Congress to sick kids in Delaware: Drop dead, maybe
2017 came and went, and with it hope that Congress would come to the aid of millions of kids in Delaware and all across the country depending on them for their health care.
A couple days ago, 2017 came and went, and with it hope that Congress would come to the aid of millions of kids in Delaware and all across the country depending on them for their health care.
Congress did offer the equivalent of a fiscal Band-Aid for the Children’s Health Insurance Program (CHIP) by including some stopgap funding that extending the program in Delaware through January- but well short of the $14 billion a year the program requires.

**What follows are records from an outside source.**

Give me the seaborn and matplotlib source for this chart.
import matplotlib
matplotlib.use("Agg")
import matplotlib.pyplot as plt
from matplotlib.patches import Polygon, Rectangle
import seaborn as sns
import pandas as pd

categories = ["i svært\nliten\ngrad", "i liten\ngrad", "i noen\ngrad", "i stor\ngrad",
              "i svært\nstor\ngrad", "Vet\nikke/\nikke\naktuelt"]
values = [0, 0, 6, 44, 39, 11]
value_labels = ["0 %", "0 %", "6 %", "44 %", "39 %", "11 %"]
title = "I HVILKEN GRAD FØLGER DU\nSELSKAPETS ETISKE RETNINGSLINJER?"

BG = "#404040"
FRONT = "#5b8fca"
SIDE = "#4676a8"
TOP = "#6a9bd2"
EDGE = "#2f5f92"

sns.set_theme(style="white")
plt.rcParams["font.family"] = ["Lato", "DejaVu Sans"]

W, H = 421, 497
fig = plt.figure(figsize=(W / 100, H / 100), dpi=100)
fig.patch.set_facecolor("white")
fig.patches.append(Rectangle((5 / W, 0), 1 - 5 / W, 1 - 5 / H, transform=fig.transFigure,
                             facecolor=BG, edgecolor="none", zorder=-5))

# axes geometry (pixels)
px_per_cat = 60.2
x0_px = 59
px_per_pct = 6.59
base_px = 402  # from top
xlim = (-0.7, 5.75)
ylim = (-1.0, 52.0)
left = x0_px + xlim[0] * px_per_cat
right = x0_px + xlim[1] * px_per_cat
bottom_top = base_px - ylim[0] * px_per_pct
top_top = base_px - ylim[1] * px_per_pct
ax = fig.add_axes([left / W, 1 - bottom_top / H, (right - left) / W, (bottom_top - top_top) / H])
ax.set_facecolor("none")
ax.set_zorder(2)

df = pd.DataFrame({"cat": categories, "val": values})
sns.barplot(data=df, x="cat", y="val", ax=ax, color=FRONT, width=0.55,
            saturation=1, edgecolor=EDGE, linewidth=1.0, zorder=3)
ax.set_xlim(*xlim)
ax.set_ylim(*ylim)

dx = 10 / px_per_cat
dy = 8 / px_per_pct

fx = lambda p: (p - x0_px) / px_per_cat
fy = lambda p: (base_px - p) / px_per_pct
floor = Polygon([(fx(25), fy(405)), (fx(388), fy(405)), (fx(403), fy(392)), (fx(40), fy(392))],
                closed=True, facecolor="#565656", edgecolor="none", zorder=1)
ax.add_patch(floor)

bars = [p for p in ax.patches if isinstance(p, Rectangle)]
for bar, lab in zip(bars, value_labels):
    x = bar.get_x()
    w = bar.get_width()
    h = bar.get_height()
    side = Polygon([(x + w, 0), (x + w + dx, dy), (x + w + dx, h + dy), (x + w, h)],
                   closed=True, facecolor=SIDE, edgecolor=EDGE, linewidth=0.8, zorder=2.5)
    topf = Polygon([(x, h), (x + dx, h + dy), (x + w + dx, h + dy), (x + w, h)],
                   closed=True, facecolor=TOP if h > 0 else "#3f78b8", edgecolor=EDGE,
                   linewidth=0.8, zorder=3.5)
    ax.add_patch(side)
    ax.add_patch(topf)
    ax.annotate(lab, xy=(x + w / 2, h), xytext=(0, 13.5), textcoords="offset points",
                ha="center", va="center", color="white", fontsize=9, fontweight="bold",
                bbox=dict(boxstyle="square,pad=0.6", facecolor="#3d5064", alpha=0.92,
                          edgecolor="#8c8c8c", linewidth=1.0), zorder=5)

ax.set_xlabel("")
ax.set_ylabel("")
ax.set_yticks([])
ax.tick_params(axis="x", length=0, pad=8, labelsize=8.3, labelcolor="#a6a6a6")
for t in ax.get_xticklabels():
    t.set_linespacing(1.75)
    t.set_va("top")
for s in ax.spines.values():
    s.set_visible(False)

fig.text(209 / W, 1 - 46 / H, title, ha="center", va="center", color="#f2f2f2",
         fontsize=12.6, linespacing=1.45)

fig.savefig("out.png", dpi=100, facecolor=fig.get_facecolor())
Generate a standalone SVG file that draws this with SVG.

With election looming and an unsettling amount of volatility in the Trump White House (which certainly isn’t going to calm down after the release of Michael Wolff’s damning new book), it’s looking more and more likely that 2018 will see politicians kick the can down the road in terms of our children’s healthcare, or even worse – not fund the program at all.

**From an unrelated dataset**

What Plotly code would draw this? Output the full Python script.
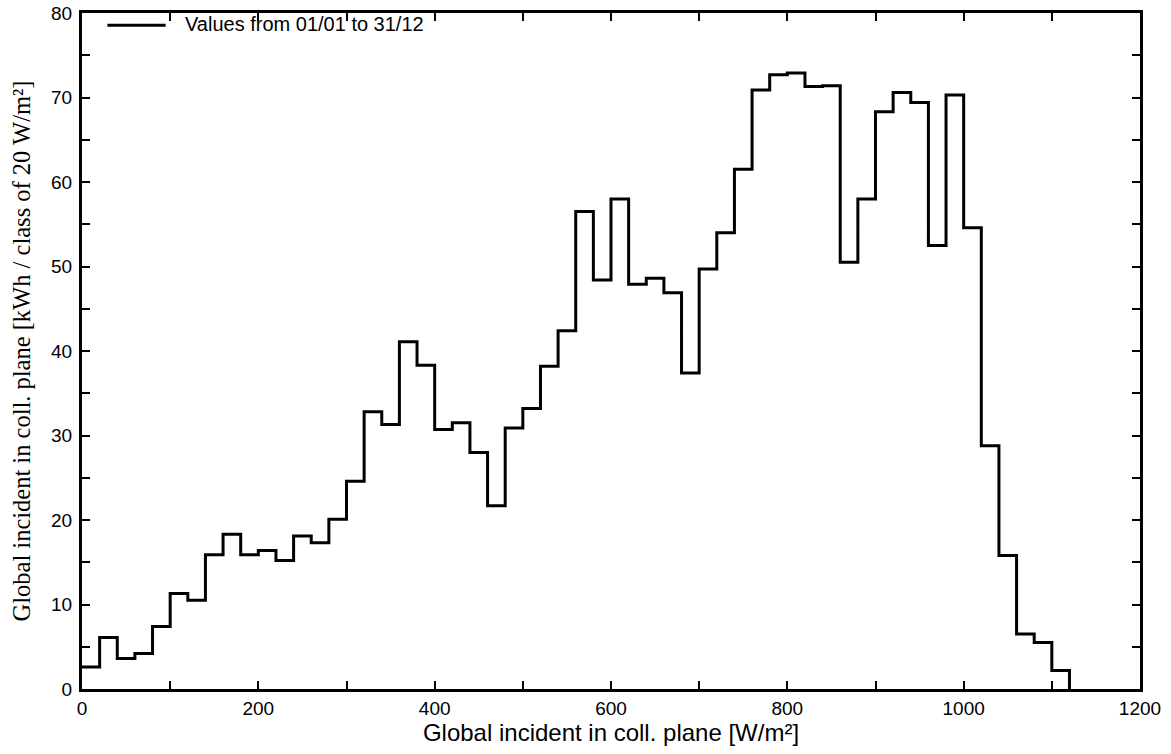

It’s mind-boggling how we’ve gotten to this point. CHIP has been a popular program among members of both political parties since its introduction in 1997, so the fact that it has become a victim to the rabid partisanship that has enveloped Washington is troubling, to say the least. Bipartisan support exists here in Delaware, too – all 14 members of the Delaware House Health Committee (made up of both Republicans and Democrats) urged Congress to reauthorize CHIP funding.

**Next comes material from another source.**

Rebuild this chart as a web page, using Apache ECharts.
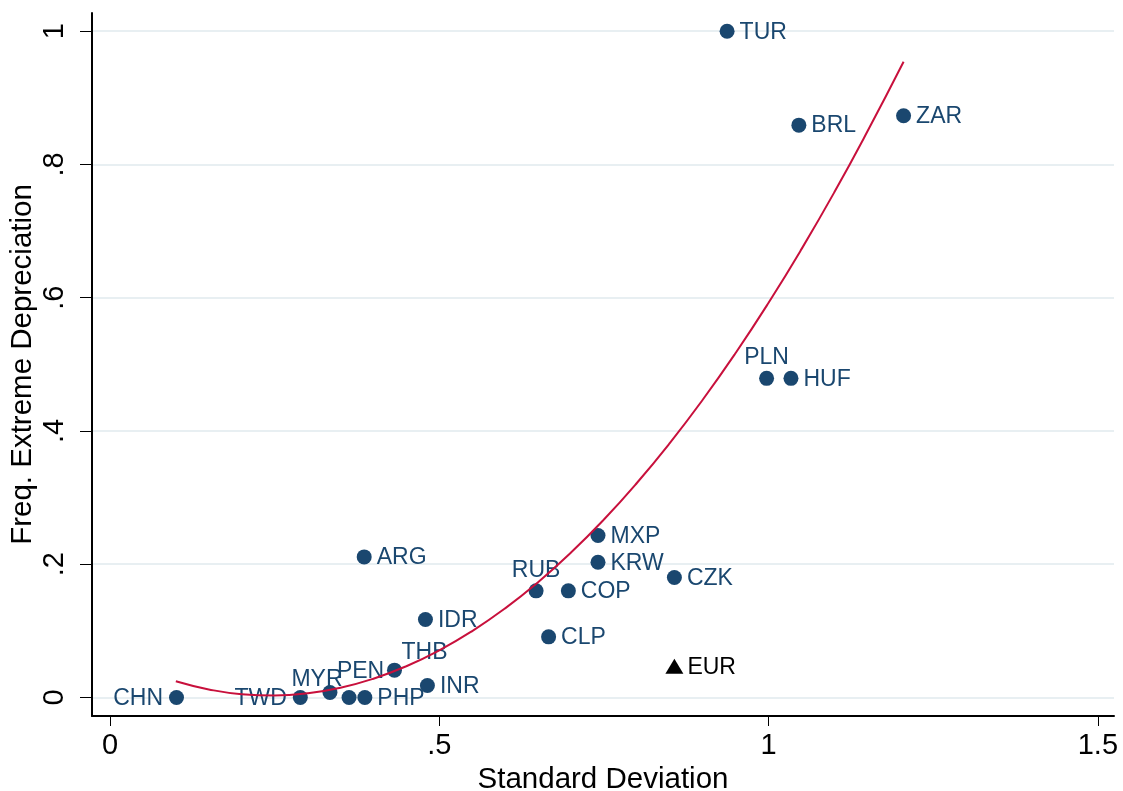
<!DOCTYPE html>
<html>
<head>
<meta charset="utf-8">
<script src="https://cdn.jsdelivr.net/npm/echarts@6/dist/echarts.min.js"></script>
<style>
html,body{margin:0;padding:0;background:#fff;}
#chart{width:1123px;height:791px;}
</style>
</head>
<body>
<div id="chart"></div>
<script>
// ---- data ----
const currencies = ['CHN','TWD','MYR','PEN','PHP','THB','INR','IDR','ARG','CLP','RUB','COP','MXP','KRW','CZK','PLN','HUF','TUR','BRL','ZAR'];
const stdDev     = [0.101,0.289,0.334,0.363,0.387,0.432,0.482,0.479,0.386,0.666,0.647,0.696,0.741,0.741,0.857,0.997,1.034,0.937,1.046,1.205];
const freqExtDep = [0.000,0.000,0.0075,0.000,0.000,0.041,0.018,0.117,0.211,0.091,0.160,0.160,0.243,0.203,0.180,0.479,0.479,1.000,0.859,0.873];

const euroName = ['EUR'];
const euroStd  = [0.857];
const euroFreq = [0.047];

// quadratic fit line
const fitX = [0.100,0.150,0.200,0.250,0.300,0.350,0.400,0.450,0.500,0.550,0.600,0.650,0.700,0.750,0.800,0.850,0.900,0.950,1.000,1.050,1.100,1.150,1.205];
const fitY = [0.0243,0.0121,0.0050,0.0031,0.0063,0.0146,0.0282,0.0469,0.0707,0.0997,0.1338,0.1731,0.2175,0.2671,0.3219,0.3818,0.4468,0.5170,0.5924,0.6729,0.7585,0.8494,0.9542];

const xTicks = [0, 0.5, 1, 1.5];
const yTicks = [0, 0.2, 0.4, 0.6, 0.8, 1];

// ---- label placement (style, separate from data) ----
const labelPlacement = {
  CHN: {position: 'left', distance: 6, offset: [0, 1]},
  TWD: {position: 'left', distance: 6, offset: [0, 1]},
  MYR: {position: 'inside', offset: [-13, -13]},
  PEN: {position: 'inside', offset: [11.5, -25.5]},
  THB: {position: 'inside', offset: [30, -18]},
  RUB: {position: 'inside', offset: [0, -20]},
  PLN: {position: 'inside', offset: [0, -21]}
};

const fmt = v => {
  if (Math.abs(v) < 1e-9) return '0';
  let s = String(Math.round(v * 1000) / 1000);
  return s.replace(/^0\./, '.');
};

const FONT = 'Liberation Sans';
const NAVY = '#1a476f';

const mainData = currencies.map((c, i) => {
  const p = labelPlacement[c] || {position: 'right', distance: 5, offset: [0, 1]};
  return {
    name: c,
    value: [stdDev[i], freqExtDep[i]],
    label: Object.assign({}, p)
  };
});

const fitData = fitX.map((x, i) => [x, fitY[i]]);
const euroData = euroName.map((n, i) => ({name: n, value: [euroStd[i], euroFreq[i]]}));

const chart = echarts.init(document.getElementById('chart'), null, {renderer: 'canvas'});
chart.setOption({
  animation: false,
  backgroundColor: '#fff',
  grid: {left: 92, right: 9, top: 13, bottom: 75, containLabel: false, outerBoundsMode: 'none'},
  xAxis: {
    type: 'value',
    min: -0.0273, max: 1.5245,
    axisLine: {show: true, onZero: false, lineStyle: {color: '#000', width: 2}},
    axisTick: {show: true, customValues: xTicks, length: 10, lineStyle: {color: '#000', width: 1}},
    axisLabel: {customValues: xTicks, formatter: fmt, fontSize: 29, color: '#000', fontFamily: FONT, margin: 15},
    splitLine: {show: false},
    name: 'Standard Deviation',
    nameLocation: 'middle',
    nameGap: 49,
    nameMoveOverlap: false,
    nameTextStyle: {fontSize: 29.5, color: '#000', fontFamily: FONT}
  },
  yAxis: {
    type: 'value',
    min: -0.0278, max: 1.0273,
    axisLine: {show: true, onZero: false, lineStyle: {color: '#000', width: 2}},
    axisTick: {show: true, customValues: yTicks, length: 12, lineStyle: {color: '#000', width: 1}},
    axisLabel: {customValues: yTicks, formatter: fmt, fontSize: 29, color: '#000', fontFamily: FONT, margin: 23, rotate: 90},
    splitLine: {show: true, lineStyle: {color: '#e8eff2', width: 2}},
    name: 'Freq. Extreme Depreciation',
    nameLocation: 'middle',
    nameGap: 54,
    nameRotate: 90,
    nameMoveOverlap: false,
    nameTextStyle: {fontSize: 29.5, color: '#000', fontFamily: FONT}
  },
  series: [
    {
      type: 'scatter',
      z: 2,
      symbol: 'circle',
      symbolSize: 15,
      itemStyle: {color: NAVY, opacity: 1},
      data: mainData,
      label: {show: true, formatter: '{b}', color: NAVY, fontSize: 23, fontFamily: FONT}
    },
    {
      type: 'scatter',
      z: 2,
      symbol: 'triangle',
      symbolSize: [18, 15],
      itemStyle: {color: '#000', opacity: 1},
      data: euroData,
      label: {show: true, position: 'right', distance: 4, offset: [0, 1], formatter: '{b}', color: '#000', fontSize: 23, fontFamily: FONT}
    },
    {
      type: 'line',
      z: 3,
      smooth: true,
      symbol: 'none',
      showSymbol: false,
      lineStyle: {color: '#c8103c', width: 2},
      data: fitData
    }
  ]
});
</script>
</body>
</html>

The squabbling has left parents and pediatricians across the country shaking their heads in disgust, while here in Delaware 8,300 children nervously wait to see if they’ll be able to receive the basic medial care they could suddenly lose, through no fault of their own.
“There’s going to be a large group of kids, some of them who are medically vulnerable, who don’t have access to care,” Dr. Jonathan Miller, the division chief for general pediatrics at Nemours/A.I. Dupont Hospital for Children, told the News Journal.
Democratic Rep. Lisa Blunt Rochester was less diplomatic, calling the potential loss of funding “devastating.”
What’s worse is the program, which helps 9 million kids nationwide, likely pays for itself by reducing the likelihood of lifelong chronic disease thanks to the vaccines and developmental care children with receive.
“CHIP is probably one of the most successful government programs we’ve enacted in the last couple of decades,” Timothy McBride, a professor of health economics at Washington University in St. Louis, told NPR.
Even someone as cynical as myself never thought we’d get to the point where the health care of children was threatened by the dysfunction and outright neglect of our elected officials in Washington, who managed to roll up their sleeves and pass tax cuts that overwhelming favors the most fortunate in our country while leaving needy kids out in the cold.
But that’s where we are. Timmy’s surgery or Taylor’s next vaccination might just have to wait for that money to trickle down their way. You know, America First.